What Is NFA Compliance Rule 2-43b?
NFA Compliance Rule 2-43b, implemented in 2009 by the National Futures Association (NFA), states that "forex dealer members (FDM)" and retail foreign exchange dealers (RFED) cannot allow clients to hedge and must offset positions on a first-in-first-out (FIFO) basis.
- NFA Compliance Rule 2-43b, implemented in 2009 by the National Futures Association (NFA), states that "forex dealer members (FDM)" and retail foreign exchange dealers (RFED) cannot allow clients to hedge and must offset positions on a first-in-first-out (FIFO) basis.
- NFA Compliance Rule 2-43b bans price adjustments to executed customer orders, except to resolve a complaint that is in the customer's favor.
- NFA Compliance Rule 2-43b supporters say it increases transparency for customers and brings forex trading practices in line with those of the equities and futures markets.

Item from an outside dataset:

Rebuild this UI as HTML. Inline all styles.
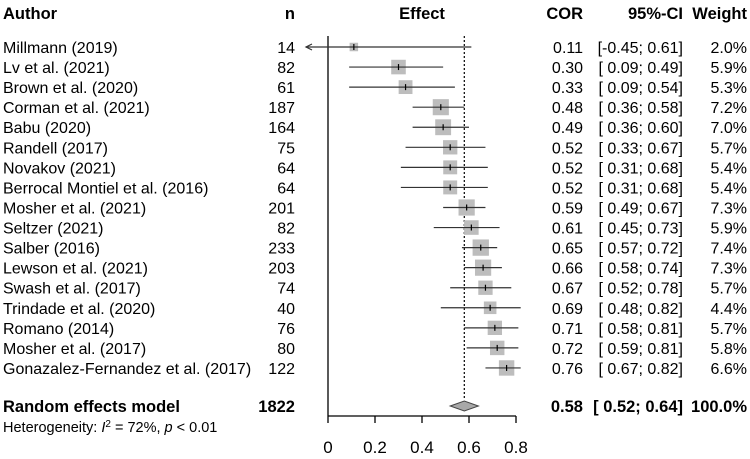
<!DOCTYPE html>
<html><head><meta charset="utf-8"><style>
body{margin:0;background:#fff}
svg text{font-family:"Liberation Sans",Arial,sans-serif;fill:#000}
</style></head><body>
<svg id="c" width="750" height="454" xmlns="http://www.w3.org/2000/svg"></svg>
<script>
const authors=["Millmann (2019)","Lv et al. (2021)","Brown et al. (2020)","Corman et al. (2021)","Babu (2020)","Randell (2017)","Novakov (2021)","Berrocal Montiel et al. (2016)","Mosher et al. (2021)","Seltzer (2021)","Salber (2016)","Lewson et al. (2021)","Swash et al. (2017)","Trindade et al. (2020)","Romano (2014)","Mosher et al. (2017)","Gonazalez-Fernandez et al. (2017)"];
const ns=[14,82,61,187,164,75,64,64,201,82,233,203,74,40,76,80,122];
const cor=[0.11,0.30,0.33,0.48,0.49,0.52,0.52,0.52,0.59,0.61,0.65,0.66,0.67,0.69,0.71,0.72,0.76];
const lo=[-0.45,0.09,0.09,0.36,0.36,0.33,0.31,0.31,0.49,0.45,0.57,0.58,0.52,0.48,0.58,0.59,0.67];
const hi=[0.61,0.49,0.54,0.58,0.60,0.67,0.68,0.68,0.67,0.73,0.72,0.74,0.78,0.82,0.81,0.81,0.82];
const weights=[2.0,5.9,5.3,7.2,7.0,5.7,5.4,5.4,7.3,5.9,7.4,7.3,5.7,4.4,5.7,5.8,6.6];
const pooled=[0.58,0.52,0.64];
const totalN=1822;
const ticks=[0,0.2,0.4,0.6,0.8];
const X=v=>328+v*235;
const Y=i=>47+i*20.06;
const svg=document.getElementById('c');
function el(tag,attrs,txt){const e=document.createElementNS('http://www.w3.org/2000/svg',tag);for(const k in attrs)e.setAttribute(k,attrs[k]);if(txt!==undefined)e.textContent=txt;svg.appendChild(e);return e;}
function t(x,y,s,anchor,bold,size){return el('text',{x:x,y:y,'text-anchor':anchor,'font-size':size||16,'font-weight':bold?'bold':'normal'},s);}
const f2=v=>(v<0?'-':'')+Math.abs(v).toFixed(2);
const pad=v=>v<0?f2(v):' '+f2(v);
let h;
h=t(3,19,'Author','start',1,16.5);
h=t(295,19,'n','end',1,16.5);
h=t(422,19,'Effect','middle',1,16.5);
h=t(583,19,'COR','end',1,16.5);
h=t(683,19,'95%-CI','end',1,16.5);
h=t(747,19,'Weight','end',1,16.5);
let a=el('line',{x1:X(0),y1:36,x2:X(0),y2:416,stroke:'#000','stroke-width':1.3});

a=el('line',{x1:X(pooled[0]),y1:36,x2:X(pooled[0]),y2:400,stroke:'#000','stroke-width':1.2,'stroke-dasharray':'2,2'});

a=el('line',{x1:X(0),y1:416,x2:X(0.8),y2:416,stroke:'#000','stroke-width':1.3});

ticks.forEach(v=>{
  const l=el('line',{x1:X(v),y1:416,x2:X(v),y2:423,stroke:'#000','stroke-width':1.3});
  
  const tx=t(X(v),453,String(v),'middle',0,17);
  
});
authors.forEach((name,i)=>{
  const y=Y(i);
  let e=t(3,y+6,name,'start');
  e=t(295,y+6,String(ns[i]),'end');
  e=t(583,y+6,cor[i].toFixed(2),'end');
  e=t(683,y+6,'['+pad(lo[i])+'; '+f2(hi[i])+']','end');e.setAttribute('style','white-space:pre');
  e=t(747,y+6,weights[i].toFixed(1)+'%','end');
  const s=6*Math.sqrt(weights[i]);
  e=el('rect',{x:X(cor[i])-s/2,y:y-s/2,width:s,height:s,fill:'#bdbdbd'});
  
  const x1=lo[i]<0?306:X(lo[i]);
  e=el('line',{x1:x1,y1:y,x2:X(hi[i]),y2:y,stroke:'#333','stroke-width':1.2});
  
  if(lo[i]<0){e=el('path',{d:`M${x1+6} ${y-3} L${x1} ${y} L${x1+6} ${y+3}`,fill:'none',stroke:'#333','stroke-width':1.2});}
  e=el('line',{x1:X(cor[i]),y1:y-3,x2:X(cor[i]),y2:y+3,stroke:'#000','stroke-width':1.2});
  
});
const ys=406;
let e=t(3,ys+6,'Random effects model','start',1,16.5);
e=t(295,ys+6,String(totalN),'end',1,16.5);
e=t(583,ys+6,pooled[0].toFixed(2),'end',1,16.5);
e=t(683,ys+6,'[ '+f2(pooled[1])+'; '+f2(pooled[2])+']','end',1,16.5);e.setAttribute('style','white-space:pre');
e=t(747,ys+6,'100.0%','end',1,16.5);
e=el('polygon',{points:`${X(pooled[1])},${ys} ${X(pooled[0])},${ys-5} ${X(pooled[2])},${ys} ${X(pooled[0])},${ys+5}`,fill:'#a8a8a8',stroke:'#444','stroke-width':1});

e=el('text',{x:3,y:432,'font-size':14.5});
e.innerHTML='Heterogeneity: <tspan font-style="italic">I</tspan><tspan baseline-shift="super" font-size="10">2</tspan> = 72%, <tspan font-style="italic">p</tspan> &lt; 0.01';

</script>
</body></html>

Understanding NFA Compliance Rule 2-43b
The National Futures Association (NFA) Compliance Rule 2-43b as implemented by the U.S. forex (FX) industry's self-regulatory organization, the NFA, is commonly known as the "FIFO rule" and, essentially, eliminates hedging. Hedging, as understood by the retail forex trading crowd, is where a trader will have both a long and a short position in a single currency pair at the same time, which is, in and of itself, offsetting.
Rule 2-43b prohibits the dealers from allowing this practice by requiring that multiple positions held in the same currency pair be offset on a first-in, first-out (FIFO) basis. Additionally, it also bans price adjustments to executed customer orders, except to resolve a complaint that is in the customer's favor. Also, NFA Compliance Rule 2-43b limits changes to certain straight-through processing transactions. These changes must be reviewed, approved, and documented by the NFA.
The National Futures Association (NFA) implemented Compliance Rule 2-43b in 2009. Like other NFA regulations, it applies to all brokers and traders who fall under the jurisdiction of the NFA. The NFA is a self-regulating organization, and mandatory membership is a critical element in making that structure work, thus allowing the organization to enforce its rules and policies. Its membership requirement applies to virtually all registered forex (FX) professionals working in roles which include all registered:
- Futures Commission Merchants (FCM)
- Retail Foreign Exchange Dealers (RFED)
- Introducing Brokers (IB)
- Swap Dealers (SD)
- Major Swap Participants (MSP)
- Commodity Pool Operators (CPO)
- Commodity Trading Advisors (CTA) who direct client accounts or provide tailored investment advice.
In Dec. 2017, the NFA approved an amendment to Rule 2-43b. Under the amendment, price adjustment prohibition does not apply when a forex dealer member adjusts all orders in customers’ favor to rectify situations that are beyond the customer’s control. An example would include incidents where there are issues with third-party vendors.
The passage of NFA Compliance Rule 2-43b saw a mass exodus of trading capital to offshore forex dealers that still allowed "hedging." While this might be a viewed as a boon by the forex customers that utilize this as part of their trading strategies, they run the risk of being more susceptible to fraudulent practices at the brokerage level, given that these firms are not held to the same regulatory requirements as their U.S.-based counterparts.
Software Requirements for Compliance Rule 2-43b
Traders refer to Rule 2-43b as the FIFO rule. This first-in, first-out (FIFO) policy means that traders must close the earliest trades first in situations where several open trades-in-play involve the same currency pairs and are of the same position size. The rule's supporters say it increases transparency for customers and brings forex trading practices in line with those of the equities and futures markets.
However, one downside is that it involves some initial adjustments on a practical level for the affected firms. The adoption of this rule forced many forex firms to change their trading platforms because older software allowed users to choose which orders they wanted to close out. By empowering customers, the older software did not comply with the FIFO rule. Under the new rules, it is still possible to place stop and limit orders, but they must now be input into the system differently.